The world is bleak beyond compare and the language that describes it intoxicating beyond description. You can see, smell, taste and feel every last moment.

Apart from the casting, the smartest move director Toby Schmitz made was to let designer Lisa Mimmocchi do almost nothing except take stuff away. The Old Fitz space is rendered almost entirely bare, except for two chairs on which Hawkins and Henry sit – both are beautifully present (in both the physical sense and the way actors use the word) for the length of the piece – and, heartbreakingly, a tiny overturned chair in the back corner. You’ll have to see the play to find out what that means. Alexander Berlage’s lighting design and Jeremy Silver’s sound design complete the picture, at once bracingly austere and pregnant with meaning.

Squabbalogic Independent Music Theatre’s Sondheim on Sondheim is an entertaining, although over-long, tribute to the master. Songs you know – Children Will Listen, Send in the Clowns, Losing My Mind, Being Alive – are juxtaposed with less familiar material. Binding everything together are film clips of Sondheim talking about his life and work. This revue was created to honour Sondheim when he turned 80 in 2010 and covers familiar, much-loved territory for anyone who counts themselves a Sondheim devotee. Anyone who isn’t a devotee wouldn’t necessarily be converted, however. First, it very much helps to know the context of the songs; and second, while director Jay James-Moody has assembled a confident, experienced cast, he doesn’t have singers who can erase memories of the greatest interpreters of Sondheim’s work. And, fairly or not, they are who one thinks of when songs are performed in a cabaret context. It also didn’t help that Monique Sallé’s choreography was over-busy on too many occasions.
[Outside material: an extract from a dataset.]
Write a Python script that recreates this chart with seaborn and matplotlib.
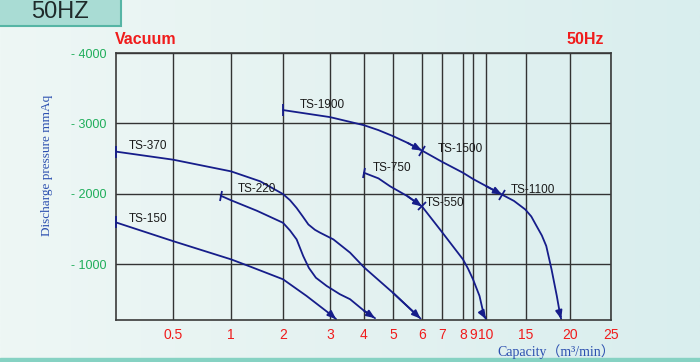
import numpy as np
import pandas as pd
import matplotlib
matplotlib.use("Agg")
import matplotlib.pyplot as plt
import seaborn as sns
from matplotlib.markers import MarkerStyle
from matplotlib.transforms import Affine2D
from matplotlib.patches import Rectangle
from matplotlib.colors import LinearSegmentedColormap

# ---------------- data ----------------
capacity_ticks = [0.5, 1, 2, 3, 4, 5, 6, 7, 8, 9, 10, 15, 20, 25]
capacity_labels = ["0.5", "1", "2", "3", "4", "5", "6", "7", "8", "9", "10", "15", "20", "25"]
pressure_ticks = [1000, 2000, 3000, 4000]
pressure_labels = ["- 1000", "- 2000", "- 3000", "- 4000"]

ts150_cap = [0, 0.5, 1.0, 1.37, 2.0, 2.5, 3.07, 3.18]
ts150_p = [1595, 1330, 1071, 968, 788, 552, 269, 222]

ts220_cap = [0.91, 1.0, 1.5, 2.0, 2.15, 2.29, 2.43, 2.55, 2.7, 2.93, 3.29, 3.59, 4.0, 4.38]
ts220_p = [1975, 1910, 1760, 1590, 1480, 1354, 1118, 950, 810, 693, 576, 505, 342, 236]

ts370_cap = [0, 0.5, 1.0, 1.56, 2.0, 2.15, 2.29, 2.42, 2.54, 2.68, 2.79, 3.1, 3.59, 4.0, 5.0, 5.95]
ts370_p = [2600, 2486, 2320, 2179, 1998, 1910, 1800, 1680, 1566, 1490, 1449, 1354, 1166, 958, 596, 230]

ts1900_cap = [2.0, 3.0, 4.0, 4.5, 5.0, 5.5, 6.0]
ts1900_p = [3190, 3090, 2975, 2905, 2820, 2725, 2615]

ts1500_cap = [6.0, 7.0, 8.0, 9.0, 10.0, 12.0]
ts1500_p = [2615, 2456, 2300, 2212, 2112, 1990]

ts1100_cap = [12.0, 13.5, 14.9, 15.6, 16.2, 16.8, 17.3, 17.9, 18.5, 18.9, 19.0]
ts1100_p = [1990, 1900, 1780, 1680, 1544, 1410, 1261, 930, 552, 269, 222]

ts750_cap = [4.0, 4.5, 4.9, 5.5, 6.0]
ts750_p = [2300, 2220, 2108, 1967, 1822]

ts550_cap = [6.0, 6.9, 8.0, 8.5, 9.0, 9.5, 9.85, 10.0]
ts550_p = [1822, 1495, 1070, 940, 788, 552, 269, 222]

# non-uniform capacity axis: breakpoints of the printed chart scale
scale_cap = [0, 0.5, 1, 2, 3, 4, 5, 6, 7, 8, 9, 10, 15, 20, 25]
scale_pos = [0, 57, 115, 167, 214, 248, 277, 306, 326, 347, 357, 370, 410, 454, 495]

NAVY = "#161d8a"
BLUE_TXT = "#2c50b0"
RED = "#f01c1c"
GREEN = "#1fae5a"

sns.set_style("white")
plt.rcParams["font.family"] = ["Liberation Sans", "DejaVu Sans"]

fig = plt.figure(figsize=(7.0, 3.62), dpi=100)

# background
bg = fig.add_axes([0, 0, 1, 1], zorder=-10)
grad = np.linspace(0, 1, 256)[None, :]
cm = LinearSegmentedColormap.from_list("bgc", ["#eef7f5", "#e4f2f1", "#d9eeee"])
bg.imshow(grad, aspect="auto", cmap=cm, extent=[0, 1, 0, 1])
bg.add_patch(Rectangle((0, 0), 1, 4 / 362, color="#86d2c3", transform=bg.transAxes))
bg.add_patch(Rectangle((-0.01, 1 - 26 / 362), 128 / 700, 0.2, facecolor="#a9dcd4",
                       edgecolor="#56b5a5", lw=1.5, transform=bg.transAxes))
bg.text(60 / 700, 1 - 12 / 362, "50HZ", fontsize=17, color="#1f2a2a",
        ha="center", va="center", transform=bg.transAxes)
bg.set_xlim(0, 1)
bg.set_ylim(0, 1)
bg.axis("off")

ax = fig.add_axes([116 / 700, 1 - 320 / 362, 495 / 700, 267 / 362])
ax.set_facecolor("none")


def fwd(x):
    return np.interp(x, scale_cap, scale_pos)


def inv(p):
    return np.interp(p, scale_pos, scale_cap)


curves = [
    ("TS-150", ts150_cap, ts150_p, 0),
    ("TS-220", ts220_cap, ts220_p, -10),
    ("TS-370", ts370_cap, ts370_p, 0),
    ("TS-1900", ts1900_cap, ts1900_p, -5),
    ("TS-1500", ts1500_cap, ts1500_p, -35),
    ("TS-1100", ts1100_cap, ts1100_p, -35),
    ("TS-750", ts750_cap, ts750_p, -15),
    ("TS-550", ts550_cap, ts550_p, -40),
]

for name, cap, p, rot in curves:
    df = pd.DataFrame({"cap": cap, "p": p})
    sns.lineplot(data=df, x="cap", y="p", sort=False, estimator=None,
                 color=NAVY, lw=1.3, ax=ax)

ax.set_xscale("function", functions=(fwd, inv))
ax.set_xlim(0, 25)
ax.set_ylim(210, 4000)

for name, cap, p, rot in curves:
    ms = MarkerStyle("|", transform=Affine2D().rotate_deg(rot))
    ax.plot([cap[0]], [p[0]], marker=ms, ms=8, mew=1.3, color=NAVY, ls="none",
            clip_on=False, zorder=5)
    ax.annotate("", xy=(cap[-1], p[-1]), xytext=(cap[-2], p[-2]),
                arrowprops=dict(arrowstyle="-|>,head_length=0.5,head_width=0.2",
                                color=NAVY, lw=1.3, shrinkA=0, shrinkB=0))

label_pos = {
    "TS-370": (0.11, 2674), "TS-220": (1.13, 2071), "TS-150": (0.11, 1647),
    "TS-1900": (2.36, 3264), "TS-1500": (6.8, 2642), "TS-750": (4.3, 2373),
    "TS-550": (6.2, 1877), "TS-1100": (13.1, 2061),
}
for name, (lx, ly) in label_pos.items():
    ax.text(lx, ly, name, fontsize=8.5, color="#1a1a1a", ha="left", va="center")

ax.set_xticks(capacity_ticks)
ax.set_xticklabels(capacity_labels)
ax.set_yticks(pressure_ticks)
ax.set_yticklabels(pressure_labels)
ax.tick_params(axis="x", length=0, pad=6, labelsize=10, labelcolor=RED)
ax.tick_params(axis="y", length=0, pad=7, labelsize=9, labelcolor=GREEN)
ax.grid(True, color="#333333", lw=1.0)
for s in ax.spines.values():
    s.set_color("#3a3a3a")
    s.set_linewidth(1.2)
ax.set_xlabel("")
ax.set_ylabel("")

fig.text(115 / 700, 1 - 40 / 362, "Vacuum", fontsize=11.5, fontweight="bold",
         color=RED, ha="left", va="center")
fig.text(604 / 700, 1 - 40 / 362, "50Hz", fontsize=11.5, fontweight="bold",
         color=RED, ha="right", va="center")
fig.text(47 / 700, 1 - 165 / 362, "Discharge pressure mmAq", rotation=90,
         fontsize=9.5, color=BLUE_TXT, ha="center", va="center",
         family=["Liberation Serif", "DejaVu Serif"])
fig.text(615 / 700, 1 - 352 / 362, "Capacity（m³/min）", fontsize=10,
         color=BLUE_TXT, ha="right", va="center",
         family=["Liberation Serif", "Noto Sans CJK SC", "DejaVu Sans"])

fig.savefig("out.png", dpi=100)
Sallé multitasks here, as she has for other Squabbalogic shows, by being a bright presence in the eight-member ensemble – the others are Blake Erickson, Rob Johnson, Louise Kelly, Debora Krizak, Phillip Lowe, Christy Sullivan and Dean Vince – in which everyone has a strong moment. What they can’t do is escape the pièce d’occasion nature of the work. It had its time and place in 2010 and doesn’t travel particularly well.

The Glass Menagerie runs until November 2; Howie the Rookie runs until October 25; Sondheim on Sondheim runs until October 18.